* Given task
Among the lines below, keep only those from the one containing "Reproduce this chart with matplotlib." through the one containing "yticks = [0, 1, 2, 3, 4, 5, 6, 7]", and reproduce them exactly.

* Data excerpts
━━━━

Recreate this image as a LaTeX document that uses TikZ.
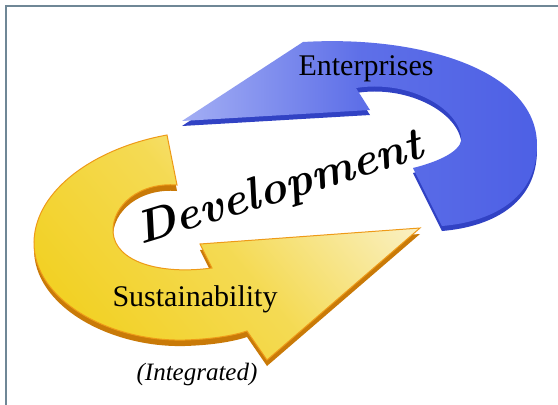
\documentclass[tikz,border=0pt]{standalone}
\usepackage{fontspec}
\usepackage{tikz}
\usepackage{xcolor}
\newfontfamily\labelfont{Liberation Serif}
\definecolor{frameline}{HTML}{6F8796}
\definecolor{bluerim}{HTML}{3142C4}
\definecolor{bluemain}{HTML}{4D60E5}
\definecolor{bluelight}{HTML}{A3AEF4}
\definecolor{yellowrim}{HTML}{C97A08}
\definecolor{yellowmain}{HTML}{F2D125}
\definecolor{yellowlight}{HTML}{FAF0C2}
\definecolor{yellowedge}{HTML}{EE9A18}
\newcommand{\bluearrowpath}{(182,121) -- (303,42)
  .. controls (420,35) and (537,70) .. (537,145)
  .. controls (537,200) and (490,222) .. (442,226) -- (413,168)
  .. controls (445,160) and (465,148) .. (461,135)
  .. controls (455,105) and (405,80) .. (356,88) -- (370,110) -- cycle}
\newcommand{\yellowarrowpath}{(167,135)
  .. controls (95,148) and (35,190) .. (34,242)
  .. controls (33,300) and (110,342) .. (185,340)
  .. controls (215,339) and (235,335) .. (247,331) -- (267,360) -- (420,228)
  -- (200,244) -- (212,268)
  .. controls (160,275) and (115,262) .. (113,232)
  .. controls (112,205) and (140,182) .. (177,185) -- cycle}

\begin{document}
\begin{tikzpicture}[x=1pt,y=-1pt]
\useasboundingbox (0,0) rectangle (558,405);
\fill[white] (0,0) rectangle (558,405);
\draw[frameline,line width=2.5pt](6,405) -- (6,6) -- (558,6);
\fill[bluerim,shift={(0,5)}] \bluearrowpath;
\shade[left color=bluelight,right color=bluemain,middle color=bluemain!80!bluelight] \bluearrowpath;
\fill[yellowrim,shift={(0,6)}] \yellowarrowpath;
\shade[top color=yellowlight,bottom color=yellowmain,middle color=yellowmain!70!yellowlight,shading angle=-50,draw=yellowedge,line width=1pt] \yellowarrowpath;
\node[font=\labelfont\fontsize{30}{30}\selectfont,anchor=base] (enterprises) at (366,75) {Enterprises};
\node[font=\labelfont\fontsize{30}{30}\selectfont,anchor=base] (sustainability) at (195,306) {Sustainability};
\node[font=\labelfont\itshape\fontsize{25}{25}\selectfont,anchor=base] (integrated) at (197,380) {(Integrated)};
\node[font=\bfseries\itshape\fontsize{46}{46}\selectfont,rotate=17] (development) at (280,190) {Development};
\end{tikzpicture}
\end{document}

━━━━

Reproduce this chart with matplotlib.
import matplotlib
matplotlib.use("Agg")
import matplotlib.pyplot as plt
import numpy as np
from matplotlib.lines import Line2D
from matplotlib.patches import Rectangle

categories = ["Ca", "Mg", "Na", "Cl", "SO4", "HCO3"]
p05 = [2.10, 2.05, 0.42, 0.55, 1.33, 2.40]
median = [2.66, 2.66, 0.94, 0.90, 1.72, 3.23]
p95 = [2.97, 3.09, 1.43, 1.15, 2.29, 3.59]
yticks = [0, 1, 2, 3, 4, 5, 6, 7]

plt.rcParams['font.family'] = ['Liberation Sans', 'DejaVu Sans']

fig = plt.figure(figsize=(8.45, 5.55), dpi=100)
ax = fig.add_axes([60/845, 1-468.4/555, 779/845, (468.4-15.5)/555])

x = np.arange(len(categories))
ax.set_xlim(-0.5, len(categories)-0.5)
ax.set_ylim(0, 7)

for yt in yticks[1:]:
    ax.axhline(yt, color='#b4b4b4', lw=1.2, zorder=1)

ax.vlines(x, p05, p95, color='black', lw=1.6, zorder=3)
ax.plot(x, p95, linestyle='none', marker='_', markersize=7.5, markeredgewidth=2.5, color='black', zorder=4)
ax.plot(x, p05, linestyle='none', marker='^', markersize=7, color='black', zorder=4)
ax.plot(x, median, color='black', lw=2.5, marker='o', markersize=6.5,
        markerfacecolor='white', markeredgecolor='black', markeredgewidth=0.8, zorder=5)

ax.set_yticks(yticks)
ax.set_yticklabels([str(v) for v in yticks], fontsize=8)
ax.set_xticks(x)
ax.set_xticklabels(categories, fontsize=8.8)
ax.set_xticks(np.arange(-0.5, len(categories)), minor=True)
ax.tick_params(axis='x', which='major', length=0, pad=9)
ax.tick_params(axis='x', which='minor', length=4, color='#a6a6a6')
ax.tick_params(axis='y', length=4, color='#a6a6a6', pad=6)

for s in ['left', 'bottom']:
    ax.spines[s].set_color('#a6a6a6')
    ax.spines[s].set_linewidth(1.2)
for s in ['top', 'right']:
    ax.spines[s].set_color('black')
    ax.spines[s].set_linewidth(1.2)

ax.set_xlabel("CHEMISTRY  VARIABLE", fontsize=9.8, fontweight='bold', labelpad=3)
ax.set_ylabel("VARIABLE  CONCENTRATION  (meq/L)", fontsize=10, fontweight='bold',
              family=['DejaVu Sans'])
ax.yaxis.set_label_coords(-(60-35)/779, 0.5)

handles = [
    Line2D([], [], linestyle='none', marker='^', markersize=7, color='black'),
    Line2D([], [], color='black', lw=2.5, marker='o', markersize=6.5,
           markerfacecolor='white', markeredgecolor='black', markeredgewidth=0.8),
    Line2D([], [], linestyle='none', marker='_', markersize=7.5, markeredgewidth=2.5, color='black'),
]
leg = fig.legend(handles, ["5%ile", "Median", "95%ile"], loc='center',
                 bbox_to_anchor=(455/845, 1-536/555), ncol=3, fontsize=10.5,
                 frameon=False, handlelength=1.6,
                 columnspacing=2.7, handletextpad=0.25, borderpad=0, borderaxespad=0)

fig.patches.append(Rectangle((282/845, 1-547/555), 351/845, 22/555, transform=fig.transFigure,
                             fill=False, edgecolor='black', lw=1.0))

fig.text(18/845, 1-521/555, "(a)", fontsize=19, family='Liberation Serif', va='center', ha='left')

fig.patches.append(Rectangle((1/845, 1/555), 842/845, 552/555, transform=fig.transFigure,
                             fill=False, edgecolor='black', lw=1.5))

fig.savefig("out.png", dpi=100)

━━━━

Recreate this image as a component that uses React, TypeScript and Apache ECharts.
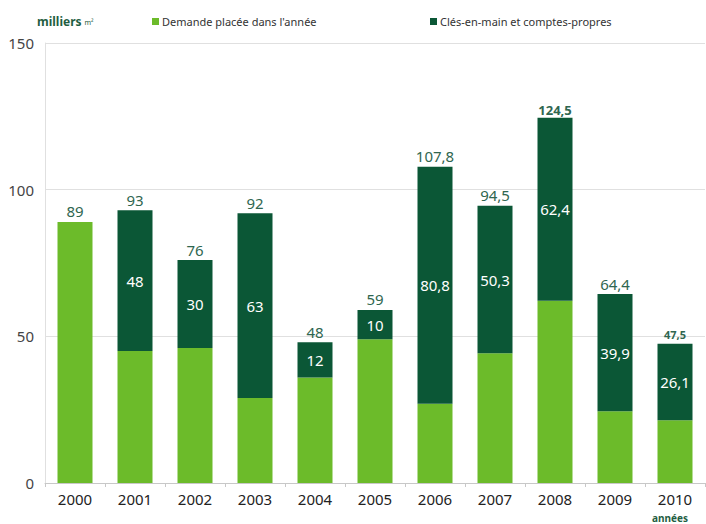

━━━━

* Solution
Reproduce this chart with matplotlib.
import matplotlib
matplotlib.use("Agg")
import matplotlib.pyplot as plt
import numpy as np
from matplotlib.lines import Line2D
from matplotlib.patches import Rectangle

categories = ["Ca", "Mg", "Na", "Cl", "SO4", "HCO3"]
p05 = [2.10, 2.05, 0.42, 0.55, 1.33, 2.40]
median = [2.66, 2.66, 0.94, 0.90, 1.72, 3.23]
p95 = [2.97, 3.09, 1.43, 1.15, 2.29, 3.59]
yticks = [0, 1, 2, 3, 4, 5, 6, 7]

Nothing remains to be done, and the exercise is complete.